Reproduce all the lines exactly as they stand, apart from the pictures.

### DATA SECTION
┌────────
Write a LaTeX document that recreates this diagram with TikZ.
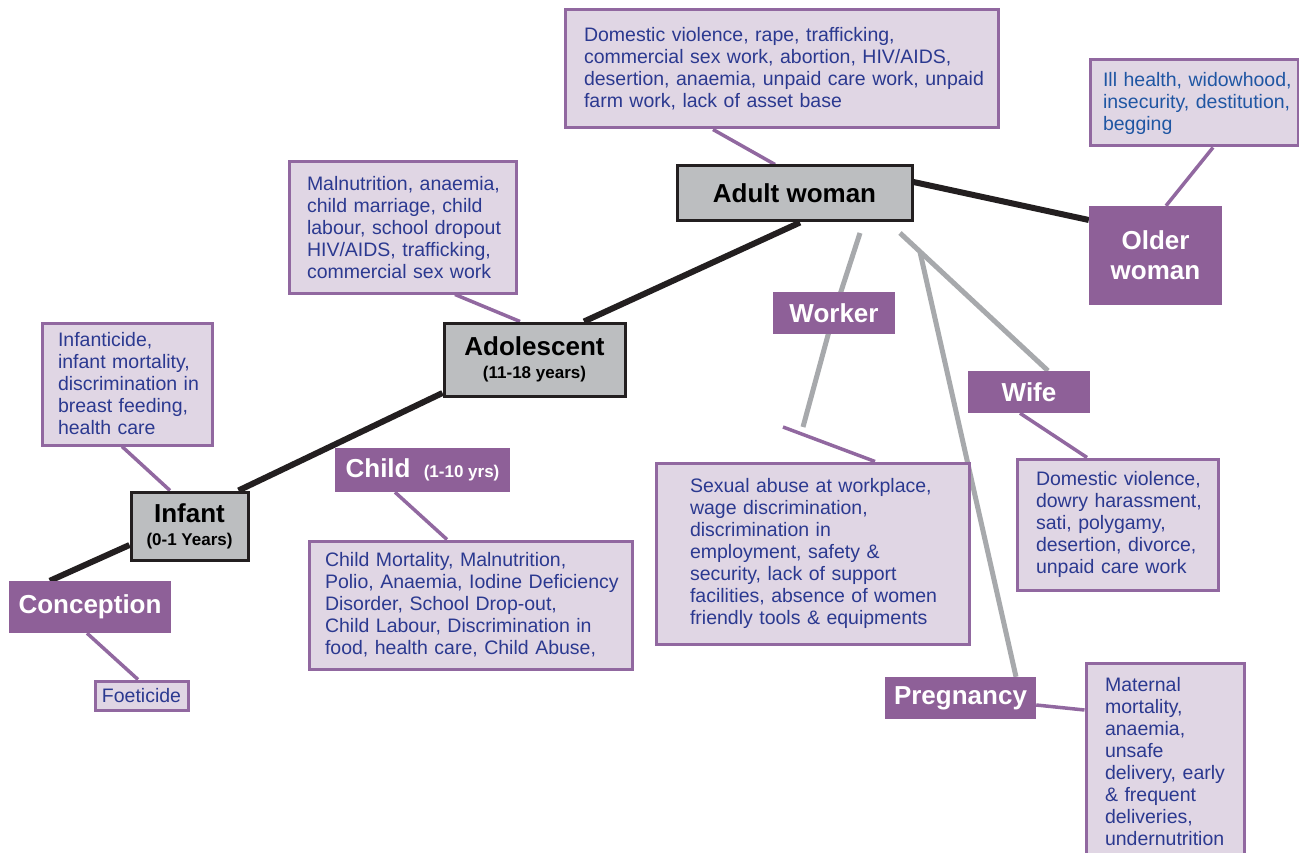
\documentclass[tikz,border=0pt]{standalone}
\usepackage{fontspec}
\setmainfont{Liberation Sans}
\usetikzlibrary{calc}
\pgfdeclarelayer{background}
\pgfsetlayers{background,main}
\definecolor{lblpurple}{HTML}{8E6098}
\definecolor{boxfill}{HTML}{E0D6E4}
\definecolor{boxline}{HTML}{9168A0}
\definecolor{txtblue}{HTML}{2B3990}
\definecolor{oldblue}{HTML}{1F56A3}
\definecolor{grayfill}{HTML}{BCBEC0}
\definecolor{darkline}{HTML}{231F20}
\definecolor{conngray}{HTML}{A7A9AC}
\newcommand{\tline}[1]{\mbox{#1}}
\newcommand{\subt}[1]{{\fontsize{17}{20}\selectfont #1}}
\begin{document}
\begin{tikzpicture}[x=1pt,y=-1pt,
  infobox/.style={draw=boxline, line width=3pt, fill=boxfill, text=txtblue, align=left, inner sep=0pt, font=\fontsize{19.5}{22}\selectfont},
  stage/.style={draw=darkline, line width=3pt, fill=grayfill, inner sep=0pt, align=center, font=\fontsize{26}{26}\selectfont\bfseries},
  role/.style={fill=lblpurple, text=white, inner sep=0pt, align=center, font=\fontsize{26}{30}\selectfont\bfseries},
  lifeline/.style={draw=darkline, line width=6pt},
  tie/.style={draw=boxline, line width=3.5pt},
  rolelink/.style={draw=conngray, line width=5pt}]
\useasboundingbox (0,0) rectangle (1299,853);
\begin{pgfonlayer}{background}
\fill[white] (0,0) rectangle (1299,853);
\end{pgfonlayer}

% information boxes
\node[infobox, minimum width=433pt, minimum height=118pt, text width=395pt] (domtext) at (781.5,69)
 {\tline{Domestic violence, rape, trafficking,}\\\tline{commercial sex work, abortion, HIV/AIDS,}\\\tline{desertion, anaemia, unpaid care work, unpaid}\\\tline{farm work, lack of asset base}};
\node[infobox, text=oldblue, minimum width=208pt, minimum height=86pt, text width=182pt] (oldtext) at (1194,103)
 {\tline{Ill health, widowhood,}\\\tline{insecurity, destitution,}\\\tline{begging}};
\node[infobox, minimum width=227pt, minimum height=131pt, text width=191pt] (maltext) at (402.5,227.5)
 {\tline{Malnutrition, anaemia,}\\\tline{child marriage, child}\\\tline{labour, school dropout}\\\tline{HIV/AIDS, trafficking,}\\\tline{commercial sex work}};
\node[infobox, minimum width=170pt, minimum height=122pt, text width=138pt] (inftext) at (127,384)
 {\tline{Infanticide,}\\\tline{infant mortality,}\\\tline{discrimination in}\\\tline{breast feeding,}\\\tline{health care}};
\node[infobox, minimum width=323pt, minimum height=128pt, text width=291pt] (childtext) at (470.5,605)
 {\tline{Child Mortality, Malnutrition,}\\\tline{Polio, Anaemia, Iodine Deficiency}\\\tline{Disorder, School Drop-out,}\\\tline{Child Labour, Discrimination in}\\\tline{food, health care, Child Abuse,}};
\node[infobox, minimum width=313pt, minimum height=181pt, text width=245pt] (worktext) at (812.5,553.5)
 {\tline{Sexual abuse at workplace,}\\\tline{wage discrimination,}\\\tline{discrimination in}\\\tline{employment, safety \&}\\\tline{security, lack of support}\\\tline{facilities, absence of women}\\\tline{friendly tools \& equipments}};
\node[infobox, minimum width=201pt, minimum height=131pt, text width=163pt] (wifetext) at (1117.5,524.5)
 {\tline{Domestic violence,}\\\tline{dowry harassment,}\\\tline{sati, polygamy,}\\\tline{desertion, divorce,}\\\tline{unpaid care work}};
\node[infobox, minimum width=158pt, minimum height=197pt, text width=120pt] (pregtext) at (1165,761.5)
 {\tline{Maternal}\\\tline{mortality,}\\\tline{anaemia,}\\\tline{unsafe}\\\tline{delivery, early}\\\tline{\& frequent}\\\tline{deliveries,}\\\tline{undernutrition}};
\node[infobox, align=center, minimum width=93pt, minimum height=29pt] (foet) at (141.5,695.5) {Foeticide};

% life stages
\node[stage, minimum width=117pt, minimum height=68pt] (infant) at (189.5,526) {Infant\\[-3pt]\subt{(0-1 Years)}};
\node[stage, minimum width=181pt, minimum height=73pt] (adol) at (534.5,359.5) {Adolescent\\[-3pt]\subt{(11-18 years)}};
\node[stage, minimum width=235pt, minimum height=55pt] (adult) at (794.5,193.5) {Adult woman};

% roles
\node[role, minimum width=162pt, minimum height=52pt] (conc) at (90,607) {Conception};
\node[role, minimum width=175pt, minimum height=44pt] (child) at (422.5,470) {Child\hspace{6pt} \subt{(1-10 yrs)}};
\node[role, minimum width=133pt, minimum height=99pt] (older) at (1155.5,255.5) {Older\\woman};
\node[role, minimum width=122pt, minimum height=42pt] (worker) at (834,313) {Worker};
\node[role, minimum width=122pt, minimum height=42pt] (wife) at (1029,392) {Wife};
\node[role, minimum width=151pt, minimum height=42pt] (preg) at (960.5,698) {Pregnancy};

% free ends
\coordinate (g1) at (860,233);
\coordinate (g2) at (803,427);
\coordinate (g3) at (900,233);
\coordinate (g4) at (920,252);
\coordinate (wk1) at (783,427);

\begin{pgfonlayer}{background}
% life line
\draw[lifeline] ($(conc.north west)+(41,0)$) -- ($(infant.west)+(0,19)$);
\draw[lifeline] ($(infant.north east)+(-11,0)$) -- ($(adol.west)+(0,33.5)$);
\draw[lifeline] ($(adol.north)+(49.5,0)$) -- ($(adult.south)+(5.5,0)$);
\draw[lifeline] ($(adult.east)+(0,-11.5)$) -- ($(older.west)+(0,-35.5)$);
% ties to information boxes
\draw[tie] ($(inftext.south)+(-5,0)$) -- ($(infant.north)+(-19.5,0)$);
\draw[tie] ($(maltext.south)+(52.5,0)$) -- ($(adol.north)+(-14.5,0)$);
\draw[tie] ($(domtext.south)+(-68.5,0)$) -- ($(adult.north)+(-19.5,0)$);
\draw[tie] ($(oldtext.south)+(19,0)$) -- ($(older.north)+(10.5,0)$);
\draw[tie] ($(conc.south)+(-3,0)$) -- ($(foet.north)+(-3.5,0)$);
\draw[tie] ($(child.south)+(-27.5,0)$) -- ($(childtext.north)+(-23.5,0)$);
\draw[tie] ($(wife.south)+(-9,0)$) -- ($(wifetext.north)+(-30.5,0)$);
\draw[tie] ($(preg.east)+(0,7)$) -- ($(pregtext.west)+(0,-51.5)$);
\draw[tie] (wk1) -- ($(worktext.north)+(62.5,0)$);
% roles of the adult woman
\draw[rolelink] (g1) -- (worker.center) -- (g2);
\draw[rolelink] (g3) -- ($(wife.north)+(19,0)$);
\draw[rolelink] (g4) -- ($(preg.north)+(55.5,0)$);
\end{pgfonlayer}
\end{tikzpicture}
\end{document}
└────────
### TASK RESPONSE
Write a LaTeX document that recreates this diagram with TikZ.
\documentclass[tikz,border=0pt]{standalone}
\usepackage{fontspec}
\setmainfont{Liberation Sans}
\usetikzlibrary{calc}
\pgfdeclarelayer{background}
\pgfsetlayers{background,main}
\definecolor{lblpurple}{HTML}{8E6098}
\definecolor{boxfill}{HTML}{E0D6E4}
\definecolor{boxline}{HTML}{9168A0}
\definecolor{txtblue}{HTML}{2B3990}
\definecolor{oldblue}{HTML}{1F56A3}
\definecolor{grayfill}{HTML}{BCBEC0}
\definecolor{darkline}{HTML}{231F20}
\definecolor{conngray}{HTML}{A7A9AC}
\newcommand{\tline}[1]{\mbox{#1}}
\newcommand{\subt}[1]{{\fontsize{17}{20}\selectfont #1}}
\begin{document}
\begin{tikzpicture}[x=1pt,y=-1pt,
  infobox/.style={draw=boxline, line width=3pt, fill=boxfill, text=txtblue, align=left, inner sep=0pt, font=\fontsize{19.5}{22}\selectfont},
  stage/.style={draw=darkline, line width=3pt, fill=grayfill, inner sep=0pt, align=center, font=\fontsize{26}{26}\selectfont\bfseries},
  role/.style={fill=lblpurple, text=white, inner sep=0pt, align=center, font=\fontsize{26}{30}\selectfont\bfseries},
  lifeline/.style={draw=darkline, line width=6pt},
  tie/.style={draw=boxline, line width=3.5pt},
  rolelink/.style={draw=conngray, line width=5pt}]
\useasboundingbox (0,0) rectangle (1299,853);
\begin{pgfonlayer}{background}
\fill[white] (0,0) rectangle (1299,853);
\end{pgfonlayer}

% information boxes
\node[infobox, minimum width=433pt, minimum height=118pt, text width=395pt] (domtext) at (781.5,69)
 {\tline{Domestic violence, rape, trafficking,}\\\tline{commercial sex work, abortion, HIV/AIDS,}\\\tline{desertion, anaemia, unpaid care work, unpaid}\\\tline{farm work, lack of asset base}};
\node[infobox, text=oldblue, minimum width=208pt, minimum height=86pt, text width=182pt] (oldtext) at (1194,103)
 {\tline{Ill health, widowhood,}\\\tline{insecurity, destitution,}\\\tline{begging}};
\node[infobox, minimum width=227pt, minimum height=131pt, text width=191pt] (maltext) at (402.5,227.5)
 {\tline{Malnutrition, anaemia,}\\\tline{child marriage, child}\\\tline{labour, school dropout}\\\tline{HIV/AIDS, trafficking,}\\\tline{commercial sex work}};
\node[infobox, minimum width=170pt, minimum height=122pt, text width=138pt] (inftext) at (127,384)
 {\tline{Infanticide,}\\\tline{infant mortality,}\\\tline{discrimination in}\\\tline{breast feeding,}\\\tline{health care}};
\node[infobox, minimum width=323pt, minimum height=128pt, text width=291pt] (childtext) at (470.5,605)
 {\tline{Child Mortality, Malnutrition,}\\\tline{Polio, Anaemia, Iodine Deficiency}\\\tline{Disorder, School Drop-out,}\\\tline{Child Labour, Discrimination in}\\\tline{food, health care, Child Abuse,}};
\node[infobox, minimum width=313pt, minimum height=181pt, text width=245pt] (worktext) at (812.5,553.5)
 {\tline{Sexual abuse at workplace,}\\\tline{wage discrimination,}\\\tline{discrimination in}\\\tline{employment, safety \&}\\\tline{security, lack of support}\\\tline{facilities, absence of women}\\\tline{friendly tools \& equipments}};
\node[infobox, minimum width=201pt, minimum height=131pt, text width=163pt] (wifetext) at (1117.5,524.5)
 {\tline{Domestic violence,}\\\tline{dowry harassment,}\\\tline{sati, polygamy,}\\\tline{desertion, divorce,}\\\tline{unpaid care work}};
\node[infobox, minimum width=158pt, minimum height=197pt, text width=120pt] (pregtext) at (1165,761.5)
 {\tline{Maternal}\\\tline{mortality,}\\\tline{anaemia,}\\\tline{unsafe}\\\tline{delivery, early}\\\tline{\& frequent}\\\tline{deliveries,}\\\tline{undernutrition}};
\node[infobox, align=center, minimum width=93pt, minimum height=29pt] (foet) at (141.5,695.5) {Foeticide};

% life stages
\node[stage, minimum width=117pt, minimum height=68pt] (infant) at (189.5,526) {Infant\\[-3pt]\subt{(0-1 Years)}};
\node[stage, minimum width=181pt, minimum height=73pt] (adol) at (534.5,359.5) {Adolescent\\[-3pt]\subt{(11-18 years)}};
\node[stage, minimum width=235pt, minimum height=55pt] (adult) at (794.5,193.5) {Adult woman};

% roles
\node[role, minimum width=162pt, minimum height=52pt] (conc) at (90,607) {Conception};
\node[role, minimum width=175pt, minimum height=44pt] (child) at (422.5,470) {Child\hspace{6pt} \subt{(1-10 yrs)}};
\node[role, minimum width=133pt, minimum height=99pt] (older) at (1155.5,255.5) {Older\\woman};
\node[role, minimum width=122pt, minimum height=42pt] (worker) at (834,313) {Worker};
\node[role, minimum width=122pt, minimum height=42pt] (wife) at (1029,392) {Wife};
\node[role, minimum width=151pt, minimum height=42pt] (preg) at (960.5,698) {Pregnancy};

% free ends
\coordinate (g1) at (860,233);
\coordinate (g2) at (803,427);
\coordinate (g3) at (900,233);
\coordinate (g4) at (920,252);
\coordinate (wk1) at (783,427);

\begin{pgfonlayer}{background}
% life line
\draw[lifeline] ($(conc.north west)+(41,0)$) -- ($(infant.west)+(0,19)$);
\draw[lifeline] ($(infant.north east)+(-11,0)$) -- ($(adol.west)+(0,33.5)$);
\draw[lifeline] ($(adol.north)+(49.5,0)$) -- ($(adult.south)+(5.5,0)$);
\draw[lifeline] ($(adult.east)+(0,-11.5)$) -- ($(older.west)+(0,-35.5)$);
% ties to information boxes
\draw[tie] ($(inftext.south)+(-5,0)$) -- ($(infant.north)+(-19.5,0)$);
\draw[tie] ($(maltext.south)+(52.5,0)$) -- ($(adol.north)+(-14.5,0)$);
\draw[tie] ($(domtext.south)+(-68.5,0)$) -- ($(adult.north)+(-19.5,0)$);
\draw[tie] ($(oldtext.south)+(19,0)$) -- ($(older.north)+(10.5,0)$);
\draw[tie] ($(conc.south)+(-3,0)$) -- ($(foet.north)+(-3.5,0)$);
\draw[tie] ($(child.south)+(-27.5,0)$) -- ($(childtext.north)+(-23.5,0)$);
\draw[tie] ($(wife.south)+(-9,0)$) -- ($(wifetext.north)+(-30.5,0)$);
\draw[tie] ($(preg.east)+(0,7)$) -- ($(pregtext.west)+(0,-51.5)$);
\draw[tie] (wk1) -- ($(worktext.north)+(62.5,0)$);
% roles of the adult woman
\draw[rolelink] (g1) -- (worker.center) -- (g2);
\draw[rolelink] (g3) -- ($(wife.north)+(19,0)$);
\draw[rolelink] (g4) -- ($(preg.north)+(55.5,0)$);
\end{pgfonlayer}
\end{tikzpicture}
\end{document}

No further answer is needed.